Copy everything from the line with "What Plotly code" down to the line with "shaded_days = [1, 3]", inclusive of both, exactly as written; leave out all pictures.
— START OF EXTRACTED INFORMATION —
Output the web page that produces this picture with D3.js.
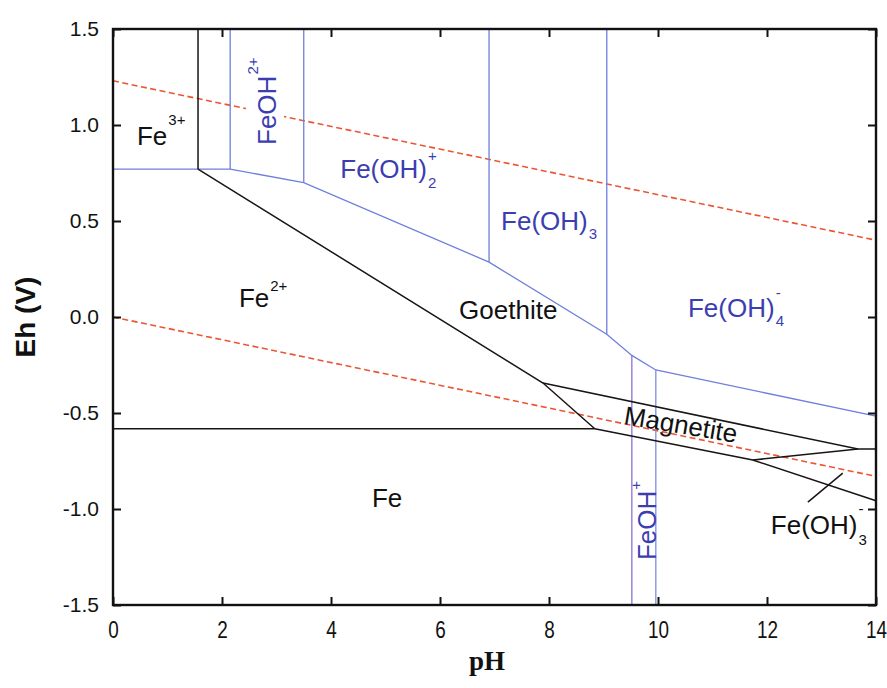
<!DOCTYPE html>
<html>
<head>
<meta charset="utf-8">
<script src="https://cdn.jsdelivr.net/npm/d3@7"></script>
<style>
  html, body { margin: 0; padding: 0; background: #fff; }
  svg { display: block; }
</style>
</head>
<body>
<svg id="chart" width="887" height="688"></svg>
<script>
// Eh–pH (Pourbaix) diagram for the Fe–H2O system

const phTicks = [0, 2, 4, 6, 8, 10, 12, 14];
const ehTicks = [-1.5, -1.0, -0.5, 0.0, 0.5, 1.0, 1.5];

// Solid-phase / ferrous boundaries, [pH, Eh]
const fe3Fe2Boundary = [[1.56, 1.5], [1.56, 0.77]];
const fe2GoethiteBoundary = [[1.56, 0.77], [7.89, -0.344], [8.84, -0.582]];
const feFe2Boundary = [[0, -0.582], [8.84, -0.582]];
const goethiteMagnetiteBoundary = [[7.89, -0.344], [13.67, -0.688], [14, -0.688]];
const magnetiteFeBoundary = [[8.84, -0.582], [11.74, -0.745], [14, -0.957]];
const magnetiteFeOH3Boundary = [[11.74, -0.745], [13.67, -0.688]];
const feOH3LeaderLine = [[12.75, -0.964], [13.39, -0.813]];

// Ferric aqueous species boundary and their vertical dividers
const ferricBoundary = [[0, 0.77], [2.15, 0.77], [3.5, 0.70], [6.9, 0.286], [9.06, -0.09],
                        [9.52, -0.20], [9.96, -0.276], [14, -0.516]];
const ferricDividers = [[2.15, 0.77], [3.5, 0.70], [6.9, 0.286], [9.06, -0.09]];
const ferrousDividers = [[9.52, -0.20], [9.96, -0.276]];

// Water stability limits
const waterUpper = [[0, 1.23], [14, 0.40]];
const waterLower = [[0, 0.0], [14, -0.83]];

// Region labels
const regionLabels = [
  { text: "Fe", sup: "3+", ph: 0.44, eh: 0.896, color: "#111", supDy: -20 },
  { text: "FeOH", sup: "2+", ph: 2.99, eh: 0.896, color: "#3b3db0", rotate: -90, supDy: -18, box: true },
  { text: "Fe(OH)", sub: "2", sup: "+", ph: 4.17, eh: 0.724, color: "#3b3db0", subDy: 10, supDy: -17 },
  { text: "Fe(OH)", sub: "3", ph: 7.12, eh: 0.453, color: "#3b3db0", subDy: 9 },
  { text: "Fe(OH)", sub: "4", sup: "-", ph: 10.55, eh: 0.0, color: "#3b3db0", subDy: 9, supDy: -19 },
  { text: "Fe", sup: "2+", ph: 2.31, eh: 0.052, color: "#111", supDy: -16 },
  { text: "Goethite", ph: 6.35, eh: -0.010, color: "#111" },
  { text: "Magnetite", ph: 9.36, eh: -0.557, color: "#111", rotate: 9.5 },
  { text: "Fe", ph: 4.75, eh: -0.99, color: "#111" },
  { text: "FeOH", sup: "+", ph: 9.96, eh: -1.266, color: "#3b3db0", rotate: -90, supDy: -15 },
  { text: "Fe(OH)", sub: "3", sup: "-", ph: 12.07, eh: -1.13, color: "#111", subDy: 11, supDy: -20 }
];

(function () {
  const svg = d3.select("#chart");
  const sans = "Arial, 'Liberation Sans', Helvetica, sans-serif";
  const mLeft = 113, mRight = 876, mTop = 29, mBottom = 605;

  const x = d3.scaleLinear().domain([0, 14]).range([mLeft, mRight]);
  const y = d3.scaleLinear().domain([-1.5, 1.5]).range([mBottom, mTop]);
  const line = d3.line().x(d => x(d[0])).y(d => y(d[1]));

  const plot = svg.append("g");

  // water lines
  [waterUpper, waterLower].forEach(d => {
    plot.append("path").attr("d", line(d))
      .attr("fill", "none").attr("stroke", "#ec5534")
      .attr("stroke-width", 1.6).attr("stroke-dasharray", "6,3.5");
  });

  // ferric aqueous boundary
  plot.append("path").attr("d", line(ferricBoundary))
    .attr("fill", "none").attr("stroke", "#6f7fdc").attr("stroke-width", 1.3);

  ferricDividers.forEach(p => {
    plot.append("path").attr("d", line([p, [p[0], 1.5]]))
      .attr("fill", "none").attr("stroke", "#6f7fdc").attr("stroke-width", 1.3);
  });

  const ferrousColors = ["#8a72d6", "#7b8ee2"];
  ferrousDividers.forEach((p, i) => {
    plot.append("path").attr("d", line([p, [p[0], -1.5]]))
      .attr("fill", "none").attr("stroke", ferrousColors[i]).attr("stroke-width", 1.3);
  });

  // solid-phase boundaries
  [fe3Fe2Boundary, fe2GoethiteBoundary, feFe2Boundary, goethiteMagnetiteBoundary,
   magnetiteFeBoundary, magnetiteFeOH3Boundary, feOH3LeaderLine].forEach(d => {
    plot.append("path").attr("d", line(d))
      .attr("fill", "none").attr("stroke", "#1a1414").attr("stroke-width", 1.5);
  });

  // labels
  const labelLayer = svg.append("g").attr("font-family", sans);
  regionLabels.forEach(l => {
    const g = labelLayer.append("g")
      .attr("transform", `translate(${x(l.ph)},${y(l.eh)})` + (l.rotate ? ` rotate(${l.rotate})` : ""));
    const main = g.append("text").attr("x", 0).attr("y", 0)
      .attr("font-size", 26).attr("fill", l.color).text(l.text);
    const len = main.node().getComputedTextLength();
    if (l.box) {
      g.insert("rect", "text").attr("x", -4).attr("y", -30)
        .attr("width", len + 30).attr("height", 38).attr("fill", "#fff");
    }
    if (l.sub) {
      g.append("text").attr("x", len + 1).attr("y", l.subDy)
        .attr("font-size", 15).attr("fill", l.color).text(l.sub);
    }
    if (l.sup) {
      g.append("text").attr("x", len + 1).attr("y", l.supDy)
        .attr("font-size", 15).attr("fill", l.color).text(l.sup);
    }
  });

  // axes (ASCII hyphen for negative values)
  const ehFormat = d => d3.format(".1f")(d).replace("\u2212", "-");
  const axisG = svg.append("g");
  const xAxisG = axisG.append("g").attr("transform", `translate(0,${mBottom})`)
    .call(d3.axisBottom(x).tickValues(phTicks).tickSize(-8).tickPadding(15).tickFormat(d3.format("d")));
  axisG.append("g").attr("transform", `translate(0,${mTop})`)
    .call(d3.axisTop(x).tickValues(phTicks).tickSize(-8).tickFormat(""));
  axisG.append("g").attr("transform", `translate(${mLeft},0)`)
    .call(d3.axisLeft(y).tickValues(ehTicks).tickSize(-8).tickPadding(14).tickFormat(ehFormat));
  axisG.append("g").attr("transform", `translate(${mRight},0)`)
    .call(d3.axisRight(y).tickValues(ehTicks).tickSize(-8).tickFormat(""));

  axisG.selectAll(".domain").remove();
  axisG.selectAll(".tick line").attr("stroke", "#111").attr("stroke-width", 2);
  axisG.selectAll(".tick text").attr("font-size", 21).attr("fill", "#111")
    .attr("font-family", sans);
  xAxisG.selectAll(".tick text").attr("transform", "scale(0.9,1.1)");

  // frame
  svg.append("rect").attr("x", mLeft).attr("y", mTop)
    .attr("width", mRight - mLeft).attr("height", mBottom - mTop)
    .attr("fill", "none").attr("stroke", "#111").attr("stroke-width", 2.4);

  // axis titles
  svg.append("text").attr("transform", `translate(35,${(mTop + mBottom) / 2}) rotate(-90)`)
    .attr("text-anchor", "middle").attr("font-size", 28).attr("font-weight", "bold")
    .attr("font-family", sans).attr("fill", "#111").text("Eh (V)");
  svg.append("text").attr("x", 487).attr("y", 670)
    .attr("text-anchor", "middle").attr("font-size", 27).attr("font-weight", "bold")
    .attr("font-family", "'Liberation Serif', 'Times New Roman', serif")
    .attr("fill", "#111").text("pH");
})();
</script>
</body>
</html>
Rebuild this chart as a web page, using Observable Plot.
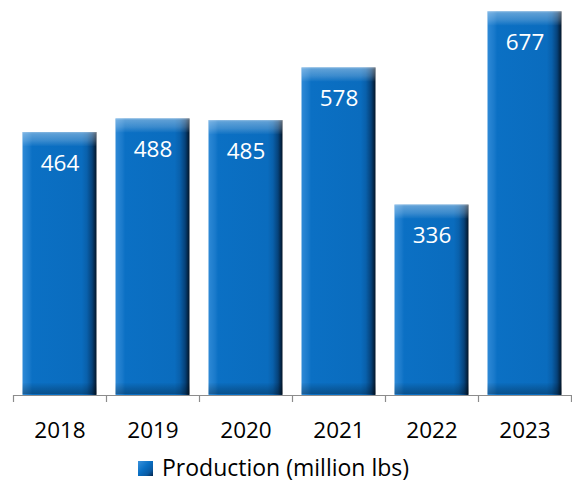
<!DOCTYPE html>
<html>
<head>
<meta charset="utf-8">
<script src="https://cdn.jsdelivr.net/npm/d3@7"></script>
<script src="https://cdn.jsdelivr.net/npm/@observablehq/plot@0.6"></script>
<style>
  html, body { margin: 0; padding: 0; background: #fff; overflow: hidden; }
  #chart svg { display: block; }
  .legend { height: 26px; margin-top: 2px; display: flex; align-items: center; padding-left: 138px;
    font-family: "Open Sans", sans-serif; font-size: 23px; line-height: 26px; color: #000; }
  .legend .sw { width: 15px; height: 15px; margin-right: 9px; margin-top: 3px; flex: none;
    background: linear-gradient(135deg, #3a92dc 0%, #0a6fc3 45%, #0a5aa3 75%, #03244a 100%); }
</style>
</head>
<body>
<div id="chart"></div>
<div class="legend"><span class="sw"></span><span>Production (million lbs)</span></div>
<script>
const years = ["2018", "2019", "2020", "2021", "2022", "2023"];
const production = [464, 488, 485, 578, 336, 677];
const seriesName = "Production (million lbs)";

const data = years.map((y, i) => ({year: y, value: production[i]}));

const W = 572, H = 452;
const fontFam = "'Open Sans', sans-serif";
const barInset = {insetLeft: 9.5, insetRight: 9.5};

const chart = Plot.plot({
  width: W,
  height: H,
  marginLeft: 13,
  marginRight: 1,
  marginTop: 0,
  marginBottom: 57,
  style: {fontFamily: fontFam, background: "#fff"},
  x: {domain: years, padding: 0, label: null},
  y: {domain: [0, 697], axis: null},
  marks: [
    // bar body with horizontal shading
    Plot.barY(data, {x: "year", y: "value", ...barInset, fill: "url(#gBody)"}),
    // top bevel
    Plot.barY(data, {x: "year", y1: "value", y2: "value", ...barInset, insetTop: 0, insetBottom: -14, fill: "url(#gTop)"}),
    // bottom bevel
    Plot.barY(data, {x: "year", y1: () => 0, y2: () => 0, ...barInset, insetTop: -12, insetBottom: 1, fill: "url(#gBot)"}),
    // axis line
    Plot.ruleY([0], {stroke: "#8c8c8c", strokeWidth: 1.2}),
    // boundary ticks
    Plot.ruleX(years, {x: d => d, dx: -46.5, y1: () => 0, y2: () => 0, insetBottom: -7, stroke: "#8c8c8c", strokeWidth: 1.2}),
    Plot.ruleX([years[years.length - 1]], {x: d => d, dx: 46.5, y1: () => 0, y2: () => 0, insetBottom: -7, stroke: "#8c8c8c", strokeWidth: 1.2}),
    Plot.axisX({tickSize: 0, tickPadding: 27, fontSize: 22.5, fill: "#000"}),
    // value labels
    Plot.text(data, {x: "year", y: "value", text: d => String(d.value), dy: 31, fill: "#fff", fontSize: 22.5, fontFamily: fontFam})
  ]
});

const defs = `
<defs>
  <linearGradient id="gBody" x1="0" y1="0" x2="1" y2="0">
    <stop offset="0" stop-color="#2e89d6"/>
    <stop offset="0.09" stop-color="#1a7acb"/>
    <stop offset="0.13" stop-color="#0b70c4"/>
    <stop offset="0.80" stop-color="#0a6cbe"/>
    <stop offset="0.87" stop-color="#0960ab"/>
    <stop offset="0.94" stop-color="#06427a"/>
    <stop offset="1" stop-color="#021427"/>
  </linearGradient>
  <linearGradient id="gTop" x1="0" y1="0" x2="0" y2="1">
    <stop offset="0" stop-color="#ffffff" stop-opacity="0.5"/>
    <stop offset="0.12" stop-color="#ffffff" stop-opacity="0.34"/>
    <stop offset="0.6" stop-color="#ffffff" stop-opacity="0.2"/>
    <stop offset="1" stop-color="#ffffff" stop-opacity="0.02"/>
  </linearGradient>
  <linearGradient id="gBot" x1="0" y1="0" x2="0" y2="1">
    <stop offset="0" stop-color="#000000" stop-opacity="0.02"/>
    <stop offset="0.5" stop-color="#000000" stop-opacity="0.16"/>
    <stop offset="1" stop-color="#000000" stop-opacity="0.28"/>
  </linearGradient>
</defs>`;
chart.insertAdjacentHTML("afterbegin", defs);
document.getElementById("chart").appendChild(chart);
</script>
</body>
</html>
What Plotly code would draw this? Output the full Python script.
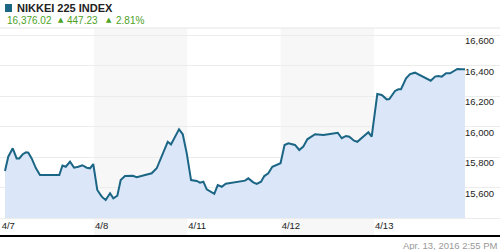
import plotly.graph_objects as go

# ---- data (x in trading-day units: 0 = 4/7 open, 1 = 4/8 open, ...) ----
day_labels = ["4/7", "4/8", "4/11", "4/12", "4/13"]
day_pos = [0, 1, 2, 3, 4]
shaded_days = [1, 3]

x_pos = [
    0.046, 0.081, 0.129, 0.171, 0.199, 0.236, 0.271, 0.296, 0.332, 0.378, 0.421, 0.628,
    0.662, 0.697, 0.743, 0.786, 0.832, 0.875, 0.922, 0.957, 0.992,
    1.035, 1.083, 1.125, 1.172, 1.207, 1.250, 1.286, 1.332, 1.368, 1.415, 1.458, 1.528,
    1.618, 1.672, 1.743, 1.790, 1.825, 1.868, 1.911, 1.951, 1.994,
    2.040, 2.101, 2.136, 2.172, 2.208, 2.254, 2.289, 2.326, 2.369, 2.412, 2.476, 2.547,
    2.618, 2.654, 2.707, 2.744, 2.790, 2.825, 2.868, 2.911, 2.969, 2.999,
    3.042, 3.083, 3.154, 3.200, 3.243, 3.286, 3.369, 3.458, 3.530, 3.612, 3.655, 3.701,
    3.736, 3.787, 3.822, 3.869, 3.940, 3.976,
    4.036, 4.084, 4.137, 4.165, 4.226, 4.262, 4.290, 4.344, 4.387, 4.440, 4.529, 4.609,
    4.655, 4.690, 4.727, 4.773, 4.816, 4.894, 4.941, 4.976,
]
index_values = [
    15708, 15802, 15857, 15791, 15791, 15818, 15831, 15828, 15791, 15726, 15682, 15682,
    15744, 15736, 15769, 15730, 15736, 15746, 15730, 15726, 15754,
    15584, 15540, 15518, 15562, 15529, 15546, 15649, 15675, 15675, 15677, 15667, 15677,
    15693, 15726, 15824, 15900, 15883, 15929, 15982, 15949, 15824,
    15649, 15643, 15632, 15638, 15588, 15569, 15559, 15616, 15605, 15625, 15630, 15638,
    15645, 15660, 15634, 15623, 15638, 15675, 15693, 15736, 15748, 15759,
    15879, 15890, 15879, 15846, 15868, 15916, 15949, 15944, 15951, 15959, 15923, 15938,
    15933, 15907, 15900, 15927, 15962, 15933,
    16213, 16207, 16178, 16180, 16233, 16244, 16244, 16316, 16344, 16353, 16327, 16300,
    16327, 16331, 16327, 16349, 16349, 16377, 16375, 16376.02,
]
baseline_value = 15400
y_ticks = [15400, 15600, 15800, 16000, 16200, 16400, 16600]
y_tick_text = ["", "15,600", "15,800", "16,000", "16,200", "16,400", "16,600"]

title_text = "NIKKEI 225 INDEX"
last_text = "16,376.02"
change_text = "447.23"
pct_text = "2.81%"
stamp_text = "Apr. 13, 2016 2:55 PM"

LINE = "#1b6585"
FILL = "#dbe7f8"
GREEN = "#4ea21f"

fig = go.Figure()
fig.add_trace(go.Scatter(x=x_pos, y=[baseline_value] * len(x_pos), mode="lines",
                         line=dict(width=0), hoverinfo="skip", showlegend=False))
fig.add_trace(go.Scatter(x=x_pos, y=index_values, mode="lines", fill="tonexty",
                         fillcolor=FILL, line=dict(color=LINE, width=2),
                         showlegend=False))

for d in shaded_days:
    fig.add_shape(type="rect", xref="x", yref="paper", x0=d, x1=d + 1, y0=0, y1=1,
                  fillcolor="#f7f7f7", line=dict(width=0), layer="below")

# top border line
fig.add_shape(type="line", xref="paper", yref="paper", x0=0, x1=1, y0=1, y1=1,
              line=dict(color="#e6e6e6", width=1))

H_PLOT = 207.0
def py(p):
    return (235 - p) / H_PLOT

# header square icon
fig.add_shape(type="rect", xref="paper", yref="paper", x0=5 / 500, x1=12 / 500,
              y0=py(12), y1=py(4), fillcolor=LINE, line=dict(width=0))

ann = []
ann.append(dict(text="<b>" + title_text + "</b>", x=15 / 500, y=py(8), xanchor="left",
                yanchor="middle", font=dict(family="Liberation Sans, Arial", size=11, color="#222")))
hdr_font = dict(family="Liberation Sans, Arial", size=10, color=GREEN)
ann.append(dict(text=last_text, x=5 / 500, y=py(20.5), xanchor="left", yanchor="middle", font=hdr_font))
ann.append(dict(text="▲", x=56 / 500, y=py(20), xanchor="left", yanchor="middle",
                font=dict(family="DejaVu Sans", size=7, color=GREEN)))
ann.append(dict(text=change_text, x=65 / 500, y=py(20.5), xanchor="left", yanchor="middle", font=hdr_font))
ann.append(dict(text="▲", x=104 / 500, y=py(20), xanchor="left", yanchor="middle",
                font=dict(family="DejaVu Sans", size=7, color=GREEN)))
ann.append(dict(text=pct_text, x=114 / 500, y=py(20.5), xanchor="left", yanchor="middle", font=hdr_font))
ann.append(dict(text=stamp_text, x=1, y=py(245), xanchor="right", yanchor="middle",
                font=dict(family="Liberation Sans, Arial", size=9.5, color="#999")))
for a in ann:
    a.update(xref="paper", yref="paper", showarrow=False)

fig.update_layout(
    width=500, height=250,
    margin=dict(l=0, r=0, t=28, b=15),
    paper_bgcolor="white", plot_bgcolor="white",
    annotations=ann,
    xaxis=dict(range=[-0.0075, 5.351], tickvals=day_pos, ticktext=day_labels,
               ticklabelposition="inside right", showgrid=False, zeroline=False,
               showline=True, linecolor="#000", linewidth=2, ticks="",
               tickfont=dict(family="Liberation Sans, Arial", size=9.5, color="#222"),
               fixedrange=True),
    yaxis=dict(range=[15288.6, 16645.9], side="right", tickvals=y_ticks, ticktext=y_tick_text,
               ticklabelposition="inside", ticklabelshift=6, ticklabelstandoff=3,
               showgrid=True, gridcolor="#ececec", gridwidth=1, zeroline=False,
               showline=False, ticks="",
               tickfont=dict(family="Liberation Sans, Arial", size=9.5, color="#222"),
               fixedrange=True),
)

fig.write_html("out.html")
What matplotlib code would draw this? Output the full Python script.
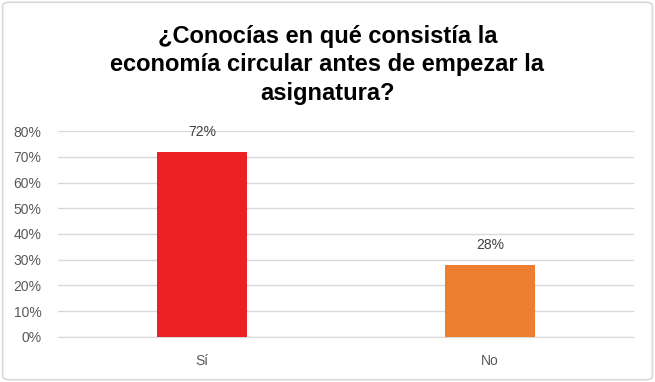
— END OF EXTRACTED INFORMATION —
EXERCISE SOLUTION:
What Plotly code would draw this? Output the full Python script.
import plotly.graph_objects as go

# ---- data (x in trading-day units: 0 = 4/7 open, 1 = 4/8 open, ...) ----
day_labels = ["4/7", "4/8", "4/11", "4/12", "4/13"]
day_pos = [0, 1, 2, 3, 4]
shaded_days = [1, 3]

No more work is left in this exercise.